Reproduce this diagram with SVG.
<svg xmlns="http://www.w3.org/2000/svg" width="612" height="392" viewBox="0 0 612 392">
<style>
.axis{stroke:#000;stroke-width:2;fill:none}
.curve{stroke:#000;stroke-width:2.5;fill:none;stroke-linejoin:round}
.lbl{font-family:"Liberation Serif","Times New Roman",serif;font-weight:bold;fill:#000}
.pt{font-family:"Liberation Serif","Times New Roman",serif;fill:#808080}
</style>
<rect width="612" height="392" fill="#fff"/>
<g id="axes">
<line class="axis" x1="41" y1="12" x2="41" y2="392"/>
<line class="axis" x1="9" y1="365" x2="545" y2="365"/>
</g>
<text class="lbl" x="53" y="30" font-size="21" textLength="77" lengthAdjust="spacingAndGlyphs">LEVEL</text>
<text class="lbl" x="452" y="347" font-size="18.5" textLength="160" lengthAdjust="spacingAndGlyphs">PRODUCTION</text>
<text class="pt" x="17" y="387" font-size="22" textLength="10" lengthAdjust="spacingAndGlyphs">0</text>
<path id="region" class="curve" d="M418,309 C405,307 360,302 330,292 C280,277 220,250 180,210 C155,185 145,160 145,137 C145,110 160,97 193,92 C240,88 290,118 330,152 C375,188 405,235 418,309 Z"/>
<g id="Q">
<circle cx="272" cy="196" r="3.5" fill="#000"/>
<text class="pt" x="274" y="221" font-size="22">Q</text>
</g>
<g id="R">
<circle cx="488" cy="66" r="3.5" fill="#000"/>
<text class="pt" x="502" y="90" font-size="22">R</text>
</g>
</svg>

→ **Task to carry out**
Copy out the data shown above without altering anything.

→ **Result of this exercise**
Reproduce this diagram with SVG.
<svg xmlns="http://www.w3.org/2000/svg" width="612" height="392" viewBox="0 0 612 392">
<style>
.axis{stroke:#000;stroke-width:2;fill:none}
.curve{stroke:#000;stroke-width:2.5;fill:none;stroke-linejoin:round}
.lbl{font-family:"Liberation Serif","Times New Roman",serif;font-weight:bold;fill:#000}
.pt{font-family:"Liberation Serif","Times New Roman",serif;fill:#808080}
</style>
<rect width="612" height="392" fill="#fff"/>
<g id="axes">
<line class="axis" x1="41" y1="12" x2="41" y2="392"/>
<line class="axis" x1="9" y1="365" x2="545" y2="365"/>
</g>
<text class="lbl" x="53" y="30" font-size="21" textLength="77" lengthAdjust="spacingAndGlyphs">LEVEL</text>
<text class="lbl" x="452" y="347" font-size="18.5" textLength="160" lengthAdjust="spacingAndGlyphs">PRODUCTION</text>
<text class="pt" x="17" y="387" font-size="22" textLength="10" lengthAdjust="spacingAndGlyphs">0</text>
<path id="region" class="curve" d="M418,309 C405,307 360,302 330,292 C280,277 220,250 180,210 C155,185 145,160 145,137 C145,110 160,97 193,92 C240,88 290,118 330,152 C375,188 405,235 418,309 Z"/>
<g id="Q">
<circle cx="272" cy="196" r="3.5" fill="#000"/>
<text class="pt" x="274" y="221" font-size="22">Q</text>
</g>
<g id="R">
<circle cx="488" cy="66" r="3.5" fill="#000"/>
<text class="pt" x="502" y="90" font-size="22">R</text>
</g>
</svg>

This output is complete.